To be done:
Exactly the lines from the line containing "Give me the TikZ source for this diagram." through the line containing "minimum width=254pt, minimum" are to be echoed, with both included and pictures left out.

Stored data:
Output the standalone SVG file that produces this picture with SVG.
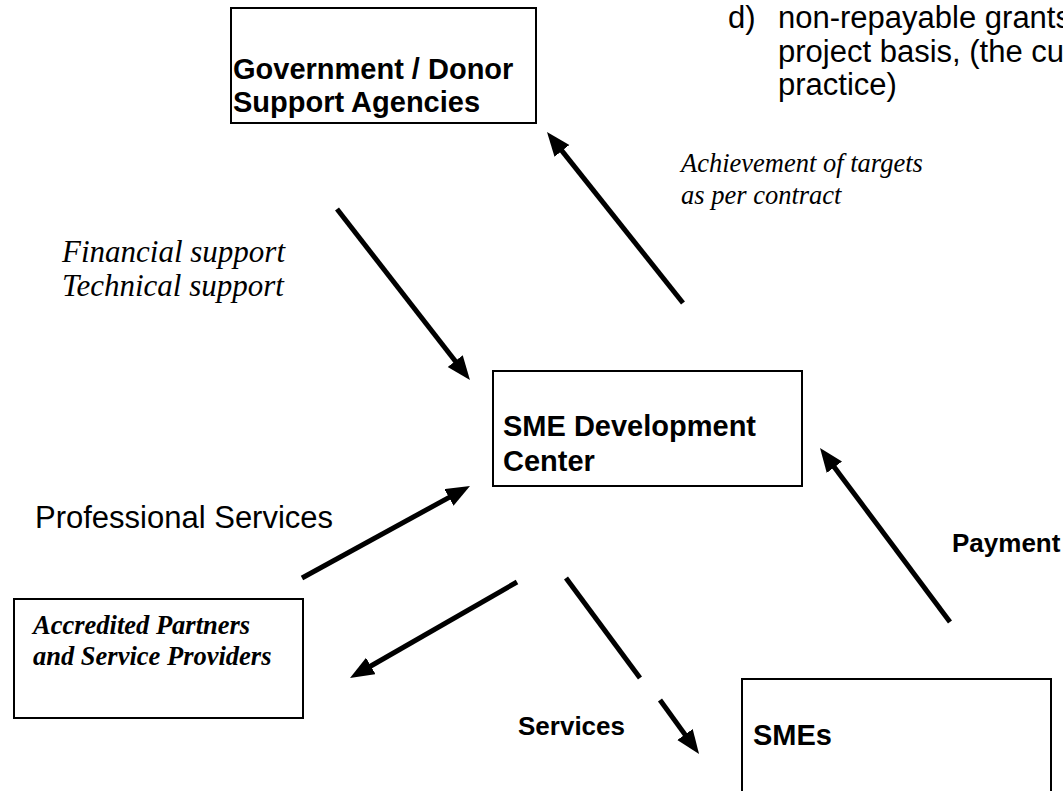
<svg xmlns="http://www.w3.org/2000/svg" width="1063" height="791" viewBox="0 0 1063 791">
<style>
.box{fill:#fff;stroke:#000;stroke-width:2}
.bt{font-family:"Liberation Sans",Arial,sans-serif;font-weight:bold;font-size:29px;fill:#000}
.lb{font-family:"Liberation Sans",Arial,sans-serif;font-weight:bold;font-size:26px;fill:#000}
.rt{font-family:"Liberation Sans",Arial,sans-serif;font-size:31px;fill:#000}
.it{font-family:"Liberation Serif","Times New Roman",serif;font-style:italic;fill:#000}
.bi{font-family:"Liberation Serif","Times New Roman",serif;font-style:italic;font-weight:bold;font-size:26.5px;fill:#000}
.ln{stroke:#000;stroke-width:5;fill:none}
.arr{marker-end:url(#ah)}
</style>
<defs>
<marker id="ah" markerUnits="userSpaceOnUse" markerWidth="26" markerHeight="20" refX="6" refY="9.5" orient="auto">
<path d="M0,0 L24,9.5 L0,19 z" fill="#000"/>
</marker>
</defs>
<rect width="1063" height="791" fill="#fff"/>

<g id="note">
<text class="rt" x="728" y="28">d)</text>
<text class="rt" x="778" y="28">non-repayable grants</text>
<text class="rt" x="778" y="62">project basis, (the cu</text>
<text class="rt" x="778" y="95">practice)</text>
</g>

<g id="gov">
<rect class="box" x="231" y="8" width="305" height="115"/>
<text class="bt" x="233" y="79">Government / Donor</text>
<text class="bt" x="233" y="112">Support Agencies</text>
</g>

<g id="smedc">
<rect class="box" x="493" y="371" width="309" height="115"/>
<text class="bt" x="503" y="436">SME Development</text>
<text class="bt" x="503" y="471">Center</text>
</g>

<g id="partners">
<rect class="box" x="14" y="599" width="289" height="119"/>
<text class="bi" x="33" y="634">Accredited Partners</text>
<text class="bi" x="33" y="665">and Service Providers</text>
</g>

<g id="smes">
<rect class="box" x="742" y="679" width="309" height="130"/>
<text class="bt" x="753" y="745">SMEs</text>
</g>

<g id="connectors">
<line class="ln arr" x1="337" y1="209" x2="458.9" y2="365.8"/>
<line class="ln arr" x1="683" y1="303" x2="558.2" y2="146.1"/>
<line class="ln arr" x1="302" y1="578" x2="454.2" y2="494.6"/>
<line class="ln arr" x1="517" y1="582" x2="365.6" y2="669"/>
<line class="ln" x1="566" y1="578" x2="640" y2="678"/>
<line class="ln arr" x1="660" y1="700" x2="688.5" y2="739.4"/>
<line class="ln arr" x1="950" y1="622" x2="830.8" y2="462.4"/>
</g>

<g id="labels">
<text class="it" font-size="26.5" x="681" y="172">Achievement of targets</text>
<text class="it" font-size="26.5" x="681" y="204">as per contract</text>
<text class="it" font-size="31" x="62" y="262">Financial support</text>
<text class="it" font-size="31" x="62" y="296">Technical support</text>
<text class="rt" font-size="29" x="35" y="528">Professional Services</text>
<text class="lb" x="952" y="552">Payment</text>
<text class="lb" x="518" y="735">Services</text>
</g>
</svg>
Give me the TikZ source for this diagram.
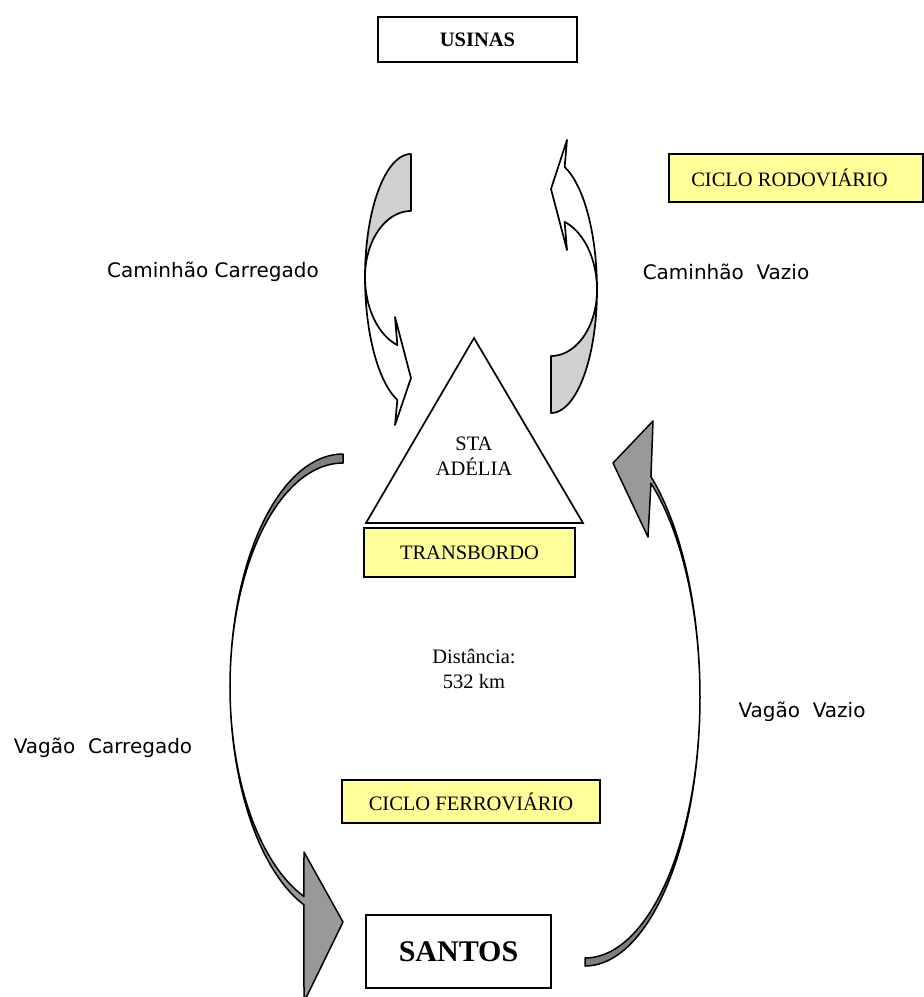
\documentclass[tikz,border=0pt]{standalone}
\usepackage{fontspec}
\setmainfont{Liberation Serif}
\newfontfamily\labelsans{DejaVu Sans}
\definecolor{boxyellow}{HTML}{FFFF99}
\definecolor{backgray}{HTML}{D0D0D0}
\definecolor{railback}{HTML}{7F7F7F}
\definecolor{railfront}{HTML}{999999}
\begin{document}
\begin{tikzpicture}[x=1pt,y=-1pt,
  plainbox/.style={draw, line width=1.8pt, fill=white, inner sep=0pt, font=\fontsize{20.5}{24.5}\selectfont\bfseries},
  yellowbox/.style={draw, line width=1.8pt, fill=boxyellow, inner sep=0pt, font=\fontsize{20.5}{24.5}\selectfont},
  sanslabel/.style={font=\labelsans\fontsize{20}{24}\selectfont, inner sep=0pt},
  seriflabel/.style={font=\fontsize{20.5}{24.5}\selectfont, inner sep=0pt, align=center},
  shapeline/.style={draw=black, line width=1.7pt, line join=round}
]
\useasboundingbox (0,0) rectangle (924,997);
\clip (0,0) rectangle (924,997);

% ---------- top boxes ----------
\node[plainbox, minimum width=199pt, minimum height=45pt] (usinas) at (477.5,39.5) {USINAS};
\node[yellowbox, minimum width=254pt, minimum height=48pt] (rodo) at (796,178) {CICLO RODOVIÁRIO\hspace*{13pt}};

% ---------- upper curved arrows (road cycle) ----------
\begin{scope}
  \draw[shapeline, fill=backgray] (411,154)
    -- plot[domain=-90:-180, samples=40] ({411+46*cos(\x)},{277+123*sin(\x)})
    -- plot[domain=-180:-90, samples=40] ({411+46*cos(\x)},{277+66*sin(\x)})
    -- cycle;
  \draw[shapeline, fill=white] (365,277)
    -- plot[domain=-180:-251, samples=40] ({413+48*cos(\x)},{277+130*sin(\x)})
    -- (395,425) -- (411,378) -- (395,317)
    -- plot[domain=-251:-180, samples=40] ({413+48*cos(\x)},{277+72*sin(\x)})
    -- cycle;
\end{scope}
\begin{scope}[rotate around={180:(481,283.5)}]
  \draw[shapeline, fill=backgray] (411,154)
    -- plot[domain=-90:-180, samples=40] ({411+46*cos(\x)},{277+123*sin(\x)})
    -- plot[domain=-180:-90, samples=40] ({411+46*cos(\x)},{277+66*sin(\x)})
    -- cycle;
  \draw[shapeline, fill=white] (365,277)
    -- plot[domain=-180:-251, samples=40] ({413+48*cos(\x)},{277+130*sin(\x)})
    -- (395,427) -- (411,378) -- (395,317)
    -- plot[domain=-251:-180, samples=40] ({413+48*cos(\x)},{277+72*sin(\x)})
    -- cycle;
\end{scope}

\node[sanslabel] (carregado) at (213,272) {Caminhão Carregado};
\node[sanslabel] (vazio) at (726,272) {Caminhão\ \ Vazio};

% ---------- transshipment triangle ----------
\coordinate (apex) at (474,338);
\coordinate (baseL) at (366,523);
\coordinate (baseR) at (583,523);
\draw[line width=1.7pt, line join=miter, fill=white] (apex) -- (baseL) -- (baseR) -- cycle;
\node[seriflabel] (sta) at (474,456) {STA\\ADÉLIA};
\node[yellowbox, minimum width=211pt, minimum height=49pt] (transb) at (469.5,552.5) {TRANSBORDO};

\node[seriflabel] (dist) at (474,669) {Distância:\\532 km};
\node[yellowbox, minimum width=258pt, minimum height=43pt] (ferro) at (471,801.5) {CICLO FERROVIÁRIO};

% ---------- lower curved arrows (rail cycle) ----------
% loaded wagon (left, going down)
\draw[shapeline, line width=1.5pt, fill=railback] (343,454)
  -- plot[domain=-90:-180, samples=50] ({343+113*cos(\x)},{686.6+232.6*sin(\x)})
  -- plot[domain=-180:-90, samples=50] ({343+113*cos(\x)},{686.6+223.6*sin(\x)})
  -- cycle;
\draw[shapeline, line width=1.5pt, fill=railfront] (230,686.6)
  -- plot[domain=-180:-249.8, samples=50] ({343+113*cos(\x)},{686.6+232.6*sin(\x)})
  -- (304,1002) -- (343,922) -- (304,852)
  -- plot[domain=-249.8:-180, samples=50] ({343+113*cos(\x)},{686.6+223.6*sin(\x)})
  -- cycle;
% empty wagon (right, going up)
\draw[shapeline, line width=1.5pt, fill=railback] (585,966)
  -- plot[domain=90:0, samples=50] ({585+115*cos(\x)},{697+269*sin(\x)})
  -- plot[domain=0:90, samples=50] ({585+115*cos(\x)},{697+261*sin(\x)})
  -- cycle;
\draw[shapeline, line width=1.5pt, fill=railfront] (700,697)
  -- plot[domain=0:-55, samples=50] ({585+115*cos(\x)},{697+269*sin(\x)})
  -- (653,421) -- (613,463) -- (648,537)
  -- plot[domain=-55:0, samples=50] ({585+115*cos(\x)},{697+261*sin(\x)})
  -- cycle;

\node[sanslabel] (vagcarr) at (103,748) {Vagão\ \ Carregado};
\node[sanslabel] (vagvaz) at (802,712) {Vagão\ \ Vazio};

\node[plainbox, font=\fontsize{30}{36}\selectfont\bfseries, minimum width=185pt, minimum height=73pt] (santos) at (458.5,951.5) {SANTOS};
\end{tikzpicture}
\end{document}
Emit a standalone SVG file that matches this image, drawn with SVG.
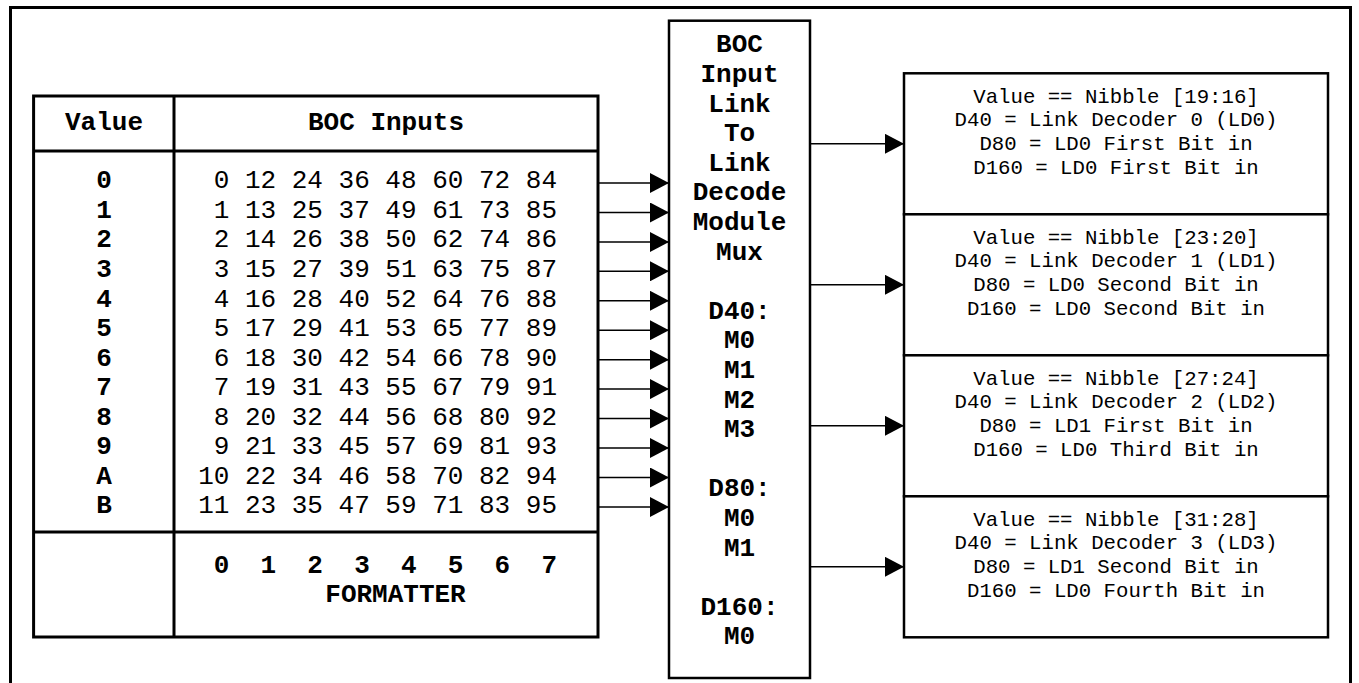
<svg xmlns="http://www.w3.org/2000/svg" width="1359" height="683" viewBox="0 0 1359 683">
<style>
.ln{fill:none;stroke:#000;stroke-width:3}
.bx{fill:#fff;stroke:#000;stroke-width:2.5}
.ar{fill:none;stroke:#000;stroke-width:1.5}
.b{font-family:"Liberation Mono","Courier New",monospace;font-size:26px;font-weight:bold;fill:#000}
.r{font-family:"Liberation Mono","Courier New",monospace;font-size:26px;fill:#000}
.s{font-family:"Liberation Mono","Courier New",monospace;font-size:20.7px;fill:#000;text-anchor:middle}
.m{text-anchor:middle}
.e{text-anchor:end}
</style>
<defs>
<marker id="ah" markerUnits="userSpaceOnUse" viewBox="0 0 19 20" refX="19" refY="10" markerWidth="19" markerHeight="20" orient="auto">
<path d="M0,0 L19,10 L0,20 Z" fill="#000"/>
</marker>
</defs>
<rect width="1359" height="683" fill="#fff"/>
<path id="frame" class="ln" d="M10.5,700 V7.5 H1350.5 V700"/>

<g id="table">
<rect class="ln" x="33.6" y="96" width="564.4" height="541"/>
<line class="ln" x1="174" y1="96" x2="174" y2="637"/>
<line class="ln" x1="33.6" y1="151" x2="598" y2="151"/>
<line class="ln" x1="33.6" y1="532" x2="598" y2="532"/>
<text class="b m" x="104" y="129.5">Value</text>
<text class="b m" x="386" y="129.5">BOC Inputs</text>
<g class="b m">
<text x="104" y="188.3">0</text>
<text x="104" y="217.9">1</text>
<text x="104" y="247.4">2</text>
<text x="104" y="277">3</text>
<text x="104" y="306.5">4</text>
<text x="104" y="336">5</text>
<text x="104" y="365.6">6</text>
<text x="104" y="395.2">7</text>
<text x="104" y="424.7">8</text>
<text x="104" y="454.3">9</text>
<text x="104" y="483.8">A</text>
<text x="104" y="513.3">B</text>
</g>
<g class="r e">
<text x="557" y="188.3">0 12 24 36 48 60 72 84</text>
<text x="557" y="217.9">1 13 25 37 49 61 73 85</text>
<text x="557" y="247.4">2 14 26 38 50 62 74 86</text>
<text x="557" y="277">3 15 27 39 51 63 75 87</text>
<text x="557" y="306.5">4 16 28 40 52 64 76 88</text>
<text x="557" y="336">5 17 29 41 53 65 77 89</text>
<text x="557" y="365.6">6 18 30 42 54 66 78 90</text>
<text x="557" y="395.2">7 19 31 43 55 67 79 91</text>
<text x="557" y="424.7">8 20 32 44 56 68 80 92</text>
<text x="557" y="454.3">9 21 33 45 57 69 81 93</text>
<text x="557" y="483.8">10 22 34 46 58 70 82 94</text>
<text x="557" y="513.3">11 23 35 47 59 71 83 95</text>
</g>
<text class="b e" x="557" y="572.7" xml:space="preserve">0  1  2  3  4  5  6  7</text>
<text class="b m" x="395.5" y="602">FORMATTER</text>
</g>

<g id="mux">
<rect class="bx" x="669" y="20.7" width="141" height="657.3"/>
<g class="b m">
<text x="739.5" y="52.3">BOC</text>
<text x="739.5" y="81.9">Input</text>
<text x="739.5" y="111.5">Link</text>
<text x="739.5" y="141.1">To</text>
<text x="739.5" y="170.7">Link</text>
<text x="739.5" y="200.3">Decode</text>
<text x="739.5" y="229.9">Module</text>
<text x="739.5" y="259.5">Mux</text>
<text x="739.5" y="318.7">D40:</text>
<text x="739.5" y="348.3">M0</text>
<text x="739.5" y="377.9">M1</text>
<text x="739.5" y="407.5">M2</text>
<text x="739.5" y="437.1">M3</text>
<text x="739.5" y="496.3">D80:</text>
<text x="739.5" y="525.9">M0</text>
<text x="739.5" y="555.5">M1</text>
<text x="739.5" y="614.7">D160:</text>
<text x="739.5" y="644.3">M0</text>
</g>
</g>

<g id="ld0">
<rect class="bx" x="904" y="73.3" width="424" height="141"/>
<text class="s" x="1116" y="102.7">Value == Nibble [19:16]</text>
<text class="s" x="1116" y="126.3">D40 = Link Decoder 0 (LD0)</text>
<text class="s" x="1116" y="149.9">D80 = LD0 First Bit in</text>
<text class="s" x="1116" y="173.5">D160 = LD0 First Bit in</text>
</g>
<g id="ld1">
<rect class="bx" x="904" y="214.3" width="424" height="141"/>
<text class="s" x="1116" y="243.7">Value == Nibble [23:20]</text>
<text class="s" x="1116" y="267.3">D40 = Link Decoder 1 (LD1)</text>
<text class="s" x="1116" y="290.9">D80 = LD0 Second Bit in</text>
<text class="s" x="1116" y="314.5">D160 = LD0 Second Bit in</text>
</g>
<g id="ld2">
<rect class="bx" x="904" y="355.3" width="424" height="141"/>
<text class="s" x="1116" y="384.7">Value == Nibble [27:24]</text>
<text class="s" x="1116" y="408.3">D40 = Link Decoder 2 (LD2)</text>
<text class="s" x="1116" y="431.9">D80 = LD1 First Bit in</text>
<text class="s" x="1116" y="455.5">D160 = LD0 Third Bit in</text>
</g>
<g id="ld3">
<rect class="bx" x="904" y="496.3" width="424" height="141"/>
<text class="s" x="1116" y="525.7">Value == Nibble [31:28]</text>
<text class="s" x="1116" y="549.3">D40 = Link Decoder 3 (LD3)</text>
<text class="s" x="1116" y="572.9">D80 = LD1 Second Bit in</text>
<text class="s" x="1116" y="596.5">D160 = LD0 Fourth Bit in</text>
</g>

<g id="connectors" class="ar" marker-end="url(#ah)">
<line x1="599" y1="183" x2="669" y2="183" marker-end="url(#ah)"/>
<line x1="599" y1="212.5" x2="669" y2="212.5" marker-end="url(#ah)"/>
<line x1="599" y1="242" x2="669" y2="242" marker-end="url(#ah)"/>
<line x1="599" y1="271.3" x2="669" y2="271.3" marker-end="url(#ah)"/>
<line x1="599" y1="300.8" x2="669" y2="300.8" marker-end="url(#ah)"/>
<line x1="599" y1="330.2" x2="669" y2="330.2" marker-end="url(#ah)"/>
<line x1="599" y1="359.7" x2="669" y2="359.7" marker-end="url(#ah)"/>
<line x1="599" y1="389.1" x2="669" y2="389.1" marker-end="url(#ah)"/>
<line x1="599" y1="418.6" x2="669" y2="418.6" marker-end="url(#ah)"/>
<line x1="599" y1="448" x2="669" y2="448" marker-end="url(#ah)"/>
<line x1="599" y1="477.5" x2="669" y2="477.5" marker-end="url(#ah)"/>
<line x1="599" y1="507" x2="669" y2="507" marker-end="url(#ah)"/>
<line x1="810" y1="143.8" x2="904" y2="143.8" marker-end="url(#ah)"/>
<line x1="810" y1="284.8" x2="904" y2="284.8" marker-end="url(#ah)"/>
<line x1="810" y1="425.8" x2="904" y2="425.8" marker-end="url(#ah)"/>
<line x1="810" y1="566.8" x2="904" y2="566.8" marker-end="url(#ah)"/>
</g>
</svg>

Result below:
Give me the TikZ source for this diagram.
\documentclass[tikz,border=0pt]{standalone}
\usepackage{fontspec}
\setmainfont{Liberation Serif}
\newfontfamily\labelsans{DejaVu Sans}
\definecolor{boxyellow}{HTML}{FFFF99}
\definecolor{backgray}{HTML}{D0D0D0}
\definecolor{railback}{HTML}{7F7F7F}
\definecolor{railfront}{HTML}{999999}
\begin{document}
\begin{tikzpicture}[x=1pt,y=-1pt,
  plainbox/.style={draw, line width=1.8pt, fill=white, inner sep=0pt, font=\fontsize{20.5}{24.5}\selectfont\bfseries},
  yellowbox/.style={draw, line width=1.8pt, fill=boxyellow, inner sep=0pt, font=\fontsize{20.5}{24.5}\selectfont},
  sanslabel/.style={font=\labelsans\fontsize{20}{24}\selectfont, inner sep=0pt},
  seriflabel/.style={font=\fontsize{20.5}{24.5}\selectfont, inner sep=0pt, align=center},
  shapeline/.style={draw=black, line width=1.7pt, line join=round}
]
\useasboundingbox (0,0) rectangle (924,997);
\clip (0,0) rectangle (924,997);

% ---------- top boxes ----------
\node[plainbox, minimum width=199pt, minimum height=45pt] (usinas) at (477.5,39.5) {USINAS};
\node[yellowbox, minimum width=254pt, minimum height=48pt] (rodo) at (796,178) {CICLO RODOVIÁRIO\hspace*{13pt}};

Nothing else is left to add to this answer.